Saturday night we went to Cesar’s parents’ house for dinner, and had a lovely evening full of salame di cinghiale (boar sausage), cheese and crackers, proscuitto, more cinghiale, beer and french fries.  Conversation ranged from traveling to religion to conspiracy theory.  Fantastic.  We bedded down in the living room, and the next morning had breakfast on the terrace with their magnolia tree:

                Ink flowers.

It’s been a fairly good week.  Somehow it has become Monday, and I’m feeling oddly excited for it.

ps– last night I discovered that watercolor pencils are great for skin!  Who knew.

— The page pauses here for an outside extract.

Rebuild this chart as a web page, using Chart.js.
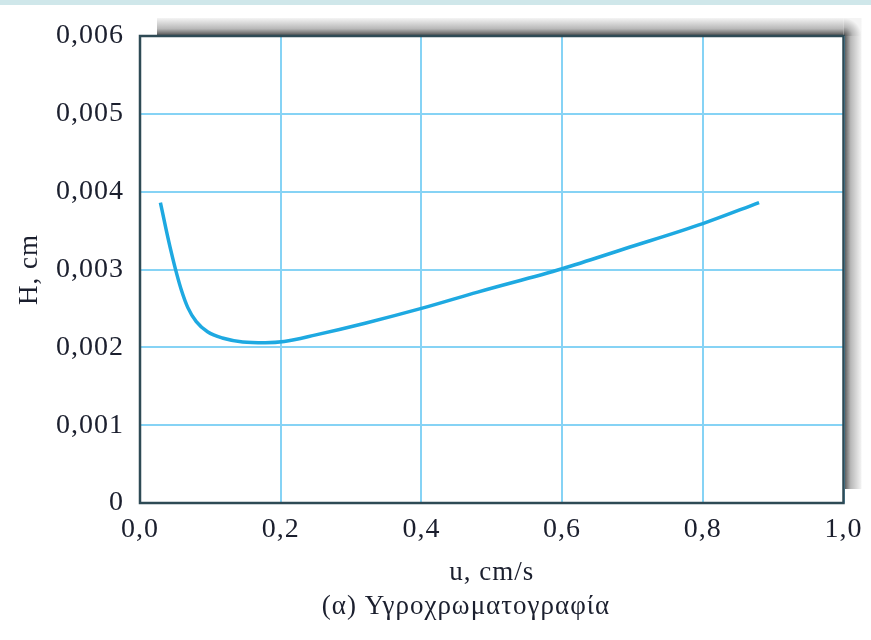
<!DOCTYPE html>
<html><head><meta charset="utf-8">
<script src="https://cdn.jsdelivr.net/npm/chart.js@4.4.1/dist/chart.umd.min.js"></script>
<style>html,body{margin:0;padding:0;background:#fff;overflow:hidden}#wrap{position:relative;width:871px;height:640px}</style>
</head><body><div id="wrap"><canvas id="c" width="871" height="640"></canvas></div>
<script>
// u, cm/s
const velocity = [0.029,0.037,0.044,0.052,0.059,0.068,0.080,0.096,0.117,0.146,0.178,0.205,0.250,0.320,0.400,0.480,0.600,0.690,0.800,0.880];
// H, cm
const plateHeight = [0.00386,0.00352,0.00324,0.00295,0.00273,0.00251,0.00233,0.00220,0.00212,0.00207,0.00206,0.002075,0.00216,0.00231,0.00250,0.00271,0.00301,0.00327,0.00359,0.00386];
const xTickLabels = ['0,0','0,2','0,4','0,6','0,8','1,0'];
const yTickLabels = ['0','0,001','0,002','0,003','0,004','0,005','0,006'];
const xTitle = 'u, cm/s';
const yTitle = 'H, cm';
const caption = '(α) Υγροχρωματογραφία';

const serif = 'Liberation Serif';
const textColor = '#1b1f2e';
const gridColor = '#86d3f5';

const decor = {
  id: 'decor',
  afterLayout(chart) {
    if (chart.titleBlock) { chart.titleBlock.left = 84; }
  },
  beforeDraw(chart) {
    const ctx = chart.ctx, a = chart.chartArea;
    ctx.save();
    ctx.fillStyle = '#cfe7ea';
    ctx.fillRect(0, 0, chart.width, 5);
    const off = 18;
    let g = ctx.createLinearGradient(0, a.top - off, 0, a.top);
    g.addColorStop(0, '#f4f4f4'); g.addColorStop(0.6, '#b8b8b8'); g.addColorStop(1, '#4a4a4a');
    ctx.fillStyle = g;
    ctx.fillRect(a.left + 17, a.top - off, a.right - a.left - 17, off);
    g = ctx.createLinearGradient(a.right, 0, a.right + off, 0);
    g.addColorStop(0, '#4a4a4a'); g.addColorStop(0.4, '#b8b8b8'); g.addColorStop(1, '#f4f4f4');
    ctx.fillStyle = g;
    ctx.fillRect(a.right, a.top, off, a.bottom - a.top - 14);
    g = ctx.createRadialGradient(a.right, a.top, 0, a.right, a.top, off);
    g.addColorStop(0, '#4a4a4a'); g.addColorStop(0.5, '#b8b8b8'); g.addColorStop(1, '#f4f4f4');
    ctx.fillStyle = g;
    ctx.fillRect(a.right, a.top - off, off, off);
    ctx.restore();
    ctx.letterSpacing = '1px';
  },
  afterDraw(chart) {
    const ctx = chart.ctx, a = chart.chartArea;
    ctx.save();
    ctx.strokeStyle = '#2e4a55';
    ctx.lineWidth = 2.5;
    ctx.strokeRect(a.left, a.top, a.right - a.left, a.bottom - a.top);
    ctx.restore();
  }
};

new Chart(document.getElementById('c'), {
  type: 'scatter',
  data: {
    datasets: [{
      data: velocity.map((u, i) => ({x: u, y: plateHeight[i]})),
      showLine: true,
      borderColor: '#1ea9e1',
      borderWidth: 3.5,
      pointRadius: 0,
      cubicInterpolationMode: 'monotone',
      fill: false
    }]
  },
  options: {
    responsive: false,
    devicePixelRatio: 1,
    animation: false,
    layout: { padding: { top: 36, right: 23, left: 0, bottom: 17 } },
    plugins: {
      legend: { display: false },
      tooltip: { enabled: false },
      title: {
        display: true, position: 'bottom', text: caption, color: textColor,
        font: { family: serif, size: 27, weight: 'normal', lineHeight: 1.2 },
        padding: { top: 0, bottom: 0 }
      }
    },
    scales: {
      x: {
        type: 'linear', min: 0, max: 1,
        afterFit(s) { s.height = 87.6; },
        ticks: { stepSize: 0.2, padding: 10, color: textColor, maxRotation: 0, autoSkip: false,
          font: { family: serif, size: 28 }, callback: (v, i) => xTickLabels[i] },
        grid: { color: gridColor, lineWidth: 2, drawTicks: false },
        border: { display: false },
        title: { display: true, text: xTitle, color: textColor, font: { family: serif, size: 27, lineHeight: 1.2 }, padding: { top: 0, bottom: 1 } }
      },
      y: {
        type: 'linear', min: 0, max: 0.006,
        afterFit(s) { s.width = 140; },
        ticks: { stepSize: 0.001, padding: 16, color: textColor,
          font: { family: serif, size: 28 }, callback: (v, i) => yTickLabels[i] },
        grid: { color: gridColor, lineWidth: 2, drawTicks: false },
        border: { display: false },
        title: { display: true, text: yTitle, color: textColor, font: { family: serif, size: 27, lineHeight: 1.2 }, padding: { top: 14, bottom: 0 } }
      }
    }
  },
  plugins: [decor]
});
</script></body></html>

More pinhole ideas- developments.

7 Jun

This is the current thinking for the pinhole project; combining the images with text.  Originally they were going to be post cards to begin with, trying to explore this idea of having a relationship with this city as if it were a person.  I think they are still going to be that way, but I recently was donated a huge bottle of gel medium, and one day while sitting for Paul got the idea that if I did gel medium transfers, these pinhole images would be luminous and transluscent, semi-transparent, and perhaps I could layer the text I wanted behind them without the words themselves overwhelming the imagery.  This is ever the danger of trying to incorporate text with visuals, I think.  Also, the words wouldn’t be completely legible, which might be interesting, but might also detract from the point?  I’m not sure.  Thoughts?

Stereoscope.

1 Jun

More pinholes, finally– after two hours of scanning and three hours of editing Wednesday, I lost all of the work.  So here it is again for your viewing pleasure.  More to come– simply more editing to do.